IGST – Effective Logistics
In the old indirect tax system central sale tax are paid on interstate commerce of goods .2% standard rate of CST are levied and distributed to the exporter state as it is the origin based tax. In current GST tax regime IGST is levied on interstate commerce and supply of both goods and serviced. Due to this an effective logistics system is established which is preventing tax dodging by big corporates.
Ancillarization
In the old system of indirect tax regime all big corporates want to produce each and everything in house just to reduce the CST and cascading effect of tax. But in GST there is no CST and cascading effect which leads to outsourcing and which will increase the division of labour and because of this specialization will increase in future which will further help in reducing the cost of production which in turn will help in reduced price of the domestic goods.
Single Base Computation
With the introduction of GST cascading effects of the taxes will not exist and there is a single base for computation of taxes for both the central and state Government.
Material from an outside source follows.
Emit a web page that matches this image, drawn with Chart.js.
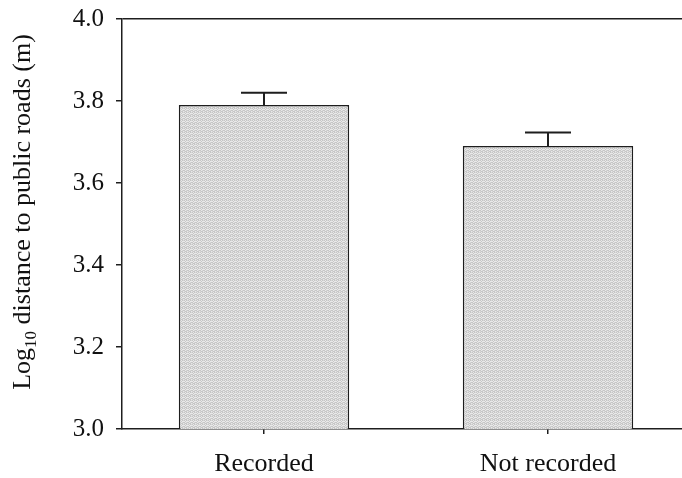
<!DOCTYPE html>
<html>
<head>
<meta charset="utf-8">
<script src="https://cdn.jsdelivr.net/npm/chart.js@4/dist/chart.umd.min.js"></script>
<style>
  html, body { margin: 0; padding: 0; overflow: hidden; background: #fff; }
  #wrap { width: 690px; height: 478px; }
</style>
</head>
<body>
<div id="wrap"><canvas id="c" width="690" height="478"></canvas></div>
<script>
// Mean log10 distance to public roads, with standard errors
const categories = ['Recorded', 'Not recorded'];
const meanLogDistance = [3.79, 3.69];
const standardError = [0.03, 0.033];
const yTicks = [3.0, 3.2, 3.4, 3.6, 3.8, 4.0];

const INK = '#1e1e1e';
const FONT = '"Liberation Serif", "Times New Roman", serif';

// Light grey stipple used as the bar fill
function stipplePattern() {
  const p = document.createElement('canvas');
  p.width = 4; p.height = 4;
  const g = p.getContext('2d');
  g.fillStyle = '#e9e9e9';
  g.fillRect(0, 0, 4, 4);
  g.fillStyle = '#c6c6c6';
  [[0, 0], [2, 0], [1, 1], [3, 2], [0, 2], [2, 3], [1, 3]].forEach(([x, y]) => g.fillRect(x, y, 1, 1));
  g.fillStyle = '#d6d6d6';
  [[3, 0], [2, 2], [0, 3]].forEach(([x, y]) => g.fillRect(x, y, 1, 1));
  return g.createPattern(p, 'repeat');
}

// Upward-only error bars with a cap
const errorBars = {
  id: 'errorBars',
  afterDatasetsDraw(chart) {
    const { ctx, scales: { y } } = chart;
    const meta = chart.getDatasetMeta(0);
    ctx.save();
    ctx.strokeStyle = INK;
    ctx.lineWidth = 2;
    meta.data.forEach((bar, i) => {
      const top = y.getPixelForValue(meanLogDistance[i] + standardError[i]);
      ctx.beginPath();
      ctx.moveTo(bar.x, bar.y);
      ctx.lineTo(bar.x, top);
      ctx.moveTo(bar.x - 23, top);
      ctx.lineTo(bar.x + 23, top);
      ctx.stroke();
    });
    ctx.restore();
  }
};

// Rotated y-axis title with a subscript "10"
const yTitle = {
  id: 'yTitle',
  afterDraw(chart) {
    const { ctx } = chart;
    const parts = [
      { t: 'Log', size: 26, dy: 0 },
      { t: '10', size: 17, dy: 6 },
      { t: ' distance to public roads (m)', size: 26, dy: 0 }
    ];
    ctx.save();
    let total = 0;
    parts.forEach(p => { ctx.font = p.size + 'px ' + FONT; p.w = ctx.measureText(p.t).width; total += p.w; });
    ctx.translate(30, 212);
    ctx.rotate(-Math.PI / 2);
    ctx.fillStyle = '#111';
    ctx.textBaseline = 'alphabetic';
    let x = -total / 2;
    parts.forEach(p => {
      ctx.font = p.size + 'px ' + FONT;
      ctx.fillText(p.t, x, p.dy);
      x += p.w;
    });
    ctx.restore();
  }
};

new Chart(document.getElementById('c'), {
  type: 'bar',
  data: {
    labels: categories,
    datasets: [{
      data: meanLogDistance,
      backgroundColor: stipplePattern(),
      borderColor: INK,
      borderWidth: 1.5,
      categoryPercentage: 1,
      barPercentage: 0.6
    }]
  },
  options: {
    responsive: false,
    animation: false,
    devicePixelRatio: 1,
    layout: { padding: { top: 19, right: 0, bottom: 0, left: 0 } },
    plugins: { legend: { display: false }, tooltip: { enabled: false }, title: { display: false } },
    scales: {
      x: {
        offset: true,
        grid: { display: true, drawOnChartArea: false, offset: false, tickLength: 5, color: INK, lineWidth: 1.5 },
        border: { display: true, color: INK, width: 1.5 },
        ticks: { color: '#111', font: { family: FONT, size: 26 }, padding: 15, maxRotation: 0 },
        afterFit(s) { s.height = 49; s.paddingLeft = 0; s.paddingRight = 0; }
      },
      y: {
        min: 3.0,
        max: 4.0,
        afterBuildTicks(s) { s.ticks = yTicks.map(v => ({ value: v })); },
        grid: {
          display: true,
          drawOnChartArea: true,
          tickLength: 6,
          color: ctx => (ctx.tick && ctx.tick.value === 4.0 ? INK : 'rgba(0,0,0,0)'),
          tickColor: INK,
          lineWidth: 1.5
        },
        border: { display: true, color: INK, width: 1.5 },
        ticks: {
          color: '#111',
          font: { family: FONT, size: 25 },
          padding: 12,
          callback: v => Number(v).toFixed(1)
        },
        afterFit(s) { s.width = 122; s.paddingTop = 0; s.paddingBottom = 0; }
      }
    }
  },
  plugins: [errorBars, yTitle]
});
</script>
</body>
</html>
As per CRISIL[ref] CRISIL report on GST 2014 [/ref] recent report GST is the best reckon for fiscal consolidation as there is not much scope to cut government expenditure in India.
Simple Tax Structure
As multiple indirect taxes of state and central government on goods and services are replaced by single unified taxation GST, the tax structure is much simpler and easier to interpret. The reduction in the accounting complexities for businesses is making the manufacturing sector more competitive and is estimated to boost the economy by 1-2%.
Other advantages
- GST is structured to simplify the current indirect taxes by removing of multiple taxes .It creates India as a single market
- It taxes goods and services at the same rates so many disputes are eliminated on the tax matter
- The procedural cost is reduced due to uniform accounting namely, CGST, SGST, IGST have to be maintained for all types of taxes
Disadvantages
- Dual control on every business by central and state government leading in increase of compliance cost
- VAT and Service tax on some products may become higher than the current levels
- State may lose autonomy to change their tax rates
- Manufacturing states would lose big revenue
Conclusion
Tax policies play an important role on the economy through their impact on both efficiency and equity. A good tax system should keep in view issues of income distribution and, at the same time, also endeavors to generate tax revenues to support the government expenditure on public services and infrastructure development. The ongoing tax reform of moving to goods and services tax is going to impact the national economy, International trade, firms and the consumers. There has been a good deal of criticism as well as appraisal of the proposed taxation system. It is considered to be a major improvement over the previous taxation system. The new tax is a significant breakthrough and the next logical step towards a comprehensive indirect tax reform in the country. GST is not simply VAT plus service tax, but a major improvement over the previous system of VAT and disjointed service tax. The implementation of GST in the Indian framework to benefits which were untouched by the previously existing taxation system and would surely help in economic development. GST will usher in the possibility of a collective gain for industry, trade, agriculture and common consumer as well as for the central and state Government.